Another situation that gets overreacted to is a brief wilt during the hottest part of the afternoon. If the plant perks up by evening and the soil is not bone dry, it may simply be dealing with heat load. Don’t immediately drown it with water. Check again once temperatures drop.
A simple container recipe that works
If you want a straightforward setup, this is the one I’d use most often for one upright geranium:
- One 12-inch pot with drainage holes
- Quality container potting mix
- One geranium planted at the same depth it was growing before
- Full morning sun and bright light for the rest of the day
- Water when the top inch dries out
- Light feeding every few weeks
- Deadheading once blooms fade
That combination is boring in the best possible way. It works. If you want more drama, pair geraniums with something that likes similar conditions, but don’t overcrowd the container. Once the roots are packed in too tightly, flower display drops off faster than most people expect.

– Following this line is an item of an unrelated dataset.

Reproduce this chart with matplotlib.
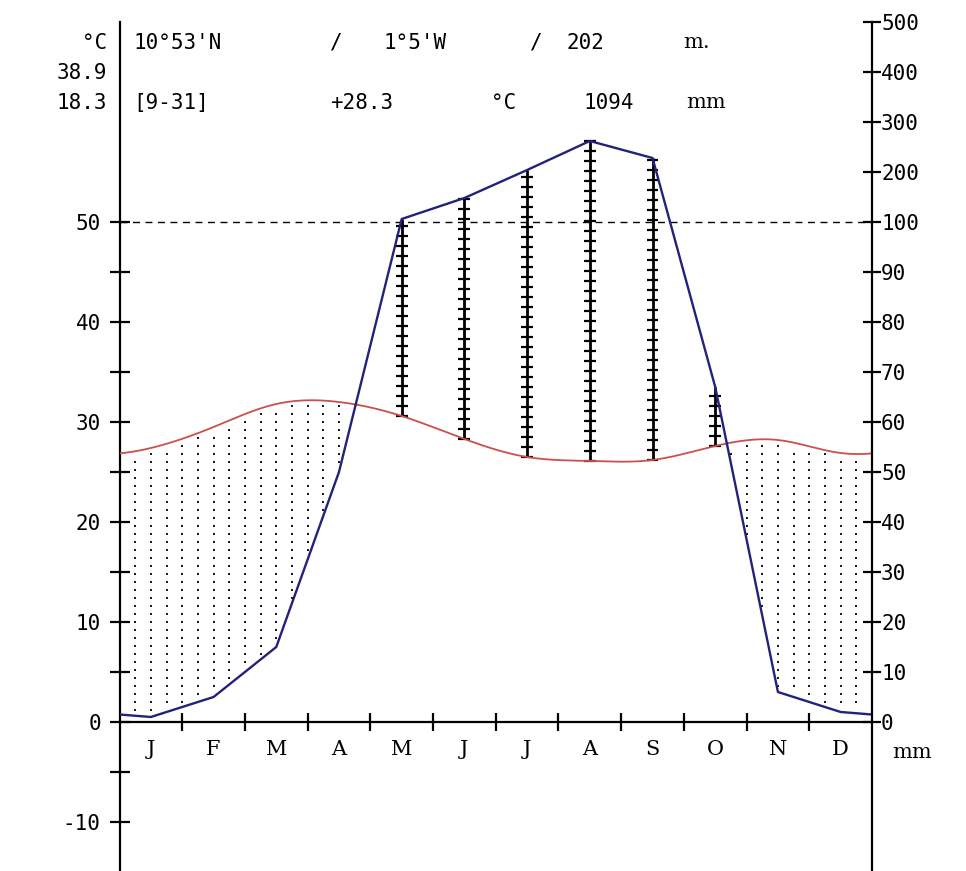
import numpy as np
import matplotlib
matplotlib.use("Agg")
import matplotlib.pyplot as plt

# ---------------- data ----------------
months = ["J", "F", "M", "A", "M", "J", "J", "A", "S", "O", "N", "D"]
temp_c = [27.4, 29.5, 31.8, 32.0, 30.6, 28.3, 26.5, 26.1, 26.2, 27.6, 28.2, 26.9]
precip_mm = [1, 5, 15, 50, 106, 148, 204, 262, 228, 67, 6, 2]

temp_major = [-10, 0, 10, 20, 30, 40, 50]
temp_minor = [-5, 5, 15, 25, 35, 45]
precip_ticks = [0, 10, 20, 30, 40, 50, 60, 70, 80, 90, 100, 200, 300, 400, 500]
precip_labels = ["0", "10", "20", "30", "40", "50", "60", "70", "80", "90",
                 "100", "200", "300", "400", "500"]

header_line1 = ["10°53'N", "/", "1°5'W", "/", "202", "m."]
header_line3 = ["[9-31]", "+28.3", "°C", "1094", "mm"]
left_header = ["°C", "38.9", "18.3"]

# ---------------- helpers ----------------
W, H = 966, 871
AX_L, AX_R = 119.5, 872.0
FS = 15


def p2y(p):
    p = np.asarray(p, dtype=float)
    return np.where(p <= 100, p / 2.0, 50.0 + (p - 100.0) / 20.0)


def periodic_spline(vals, xs):
    v = np.asarray(vals, float)
    n = len(v)
    A = np.zeros((n, n))
    b = np.zeros(n)
    for i in range(n):
        A[i, (i - 1) % n] = 1
        A[i, i] = 4
        A[i, (i + 1) % n] = 1
        b[i] = 6 * (v[(i - 1) % n] - 2 * v[i] + v[(i + 1) % n])
    M = np.linalg.solve(A, b)
    u = xs - 0.5
    i0 = np.floor(u).astype(int)
    t = u - i0
    a = i0 % n
    c = (i0 + 1) % n
    return ((1 - t) * v[a] + t * v[c]
            + ((1 - t) ** 3 - (1 - t)) * M[a] / 6 + (t ** 3 - t) * M[c] / 6)


def fx(x):
    return x / W


def fy(y):
    return 1 - y / H


# ---------------- figure ----------------
fig = plt.figure(figsize=(W / 100, H / 100), dpi=100)
ax = fig.add_axes([fx(AX_L), 0, (AX_R - AX_L) / W, 1])
ax.set_xlim(0, 12)
ax.set_ylim(-14.9, 72.2)
ax.patch.set_visible(False)

RED = "#c85050"
BLUE = "#22227a"

xs = np.linspace(0, 12, 1201)
tcurve = periodic_spline(temp_c, xs)
pvals = p2y(precip_mm)
edge = (pvals[0] + pvals[-1]) / 2
px_pts = np.concatenate([[0], np.arange(12) + 0.5, [12]])
py_pts = np.concatenate([[edge], pvals, [edge]])
pcurve = np.interp(xs, px_pts, py_pts)

# dry-season dots
dot_x, dot_y = [], []
for k in range(1, 48):
    xc = 0.25 * k
    tc = periodic_spline(temp_c, np.array([xc]))[0]
    pc = np.interp(xc, px_pts, py_pts)
    for j in range(0, 100):
        yr = 0.4 + 0.8 * j
        if pc + 0.35 < yr < tc - 0.35:
            dot_x.append(xc)
            dot_y.append(yr)
ax.scatter(dot_x, dot_y, s=2.6, marker="s", color="#1a1a1a", linewidths=0, zorder=2)

# wet-season hatch lines
for i in range(12):
    x = i + 0.5
    top = pvals[i]
    bot = temp_c[i]
    if top > bot:
        ax.plot([x, x], [bot, top], color="black", lw=2.0, zorder=3,
                solid_capstyle="butt")
        ys = np.arange(bot, top + 0.01, 1.0)
        ax.hlines(ys, x - 0.095, x + 0.095, color="black", lw=1.6, zorder=3)

# 100 mm dashed line
ax.plot([0, 12], [50, 50], color="black", lw=1.0, dashes=(5, 4), zorder=2)

# curves
ax.plot(xs, tcurve, color=RED, lw=1.3, zorder=4)
ax.plot(px_pts, py_pts, color=BLUE, lw=1.7, zorder=5)

# axes / spines
for s in ["top", "right"]:
    ax.spines[s].set_visible(False)
ax.spines["left"].set_bounds(-14.9, 70)
ax.spines["left"].set_linewidth(1.6)
ax.spines["bottom"].set_position(("data", 0))
ax.spines["bottom"].set_linewidth(1.6)

ax.set_yticks(temp_major)
ax.set_yticklabels([str(v) for v in temp_major])
ax.set_yticks(temp_minor, minor=True)
ax.tick_params(axis="y", which="both", direction="inout", length=14, width=1.6,
               labelsize=FS, pad=6.5)
for lab in ax.get_yticklabels():
    lab.set_fontfamily("DejaVu Sans Mono")

ax.set_xticks(range(1, 12))
ax.set_xticklabels([])
ax.set_xticks(np.arange(12) + 0.5, minor=True)
ax.set_xticklabels(months, minor=True)
ax.tick_params(axis="x", which="major", direction="inout", length=13, width=1.6)
ax.tick_params(axis="x", which="minor", length=0, pad=13, labelsize=15)
for lab in ax.get_xticklabels(minor=True):
    lab.set_fontfamily("DejaVu Serif")

ax2 = ax.twinx()
ax2.set_ylim(ax.get_ylim())
for s in ["top", "left", "bottom"]:
    ax2.spines[s].set_visible(False)
ax2.spines["right"].set_bounds(-14.9, 70)
ax2.spines["right"].set_linewidth(1.6)
ax2.set_yticks(p2y(precip_ticks))
ax2.set_yticklabels(precip_labels)
ax2.tick_params(axis="y", direction="inout", length=13, width=1.6,
                labelsize=FS, pad=0.0)
for lab in ax2.get_yticklabels():
    lab.set_fontfamily("DejaVu Sans Mono")

# texts
mono = dict(fontfamily="DejaVu Sans Mono", fontsize=FS, va="center")
fig.text(fx(912), fy(752), "mm", fontfamily="DejaVu Serif", fontsize=FS,
         ha="center", va="center")

lx1 = [133, 330, 383, 530, 566, 683]
for tok, x in zip(header_line1, lx1):
    fam = "DejaVu Serif" if tok == "m." else "DejaVu Sans Mono"
    fig.text(fx(x), fy(43), tok, ha="left", va="center", fontfamily=fam, fontsize=FS)
lx3 = [133, 330, 491, 583, 686]
for tok, x in zip(header_line3, lx3):
    fam = "DejaVu Serif" if tok == "mm" else "DejaVu Sans Mono"
    fig.text(fx(x), fy(103), tok, ha="left", va="center", fontfamily=fam, fontsize=FS)
ly = [43, 73, 103]
for tok, y in zip(left_header, ly):
    fig.text(fx(107), fy(y), tok, ha="right", **mono)

fig.savefig("out.png", dpi=100, facecolor="white")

The part that really matters
Growing geraniums in containers is less about fancy care and more about avoiding the few mistakes they are picky about: poor drainage, weak light, and overwatering. Get those three right and the rest is mostly routine. I like that about them. They reward a steady hand, and they don’t require constant fussing.
If you’ve got a sunny spot, a decent pot, and a habit of checking the soil before watering, geraniums are one of the easiest ways to keep a container looking lively for most of the season.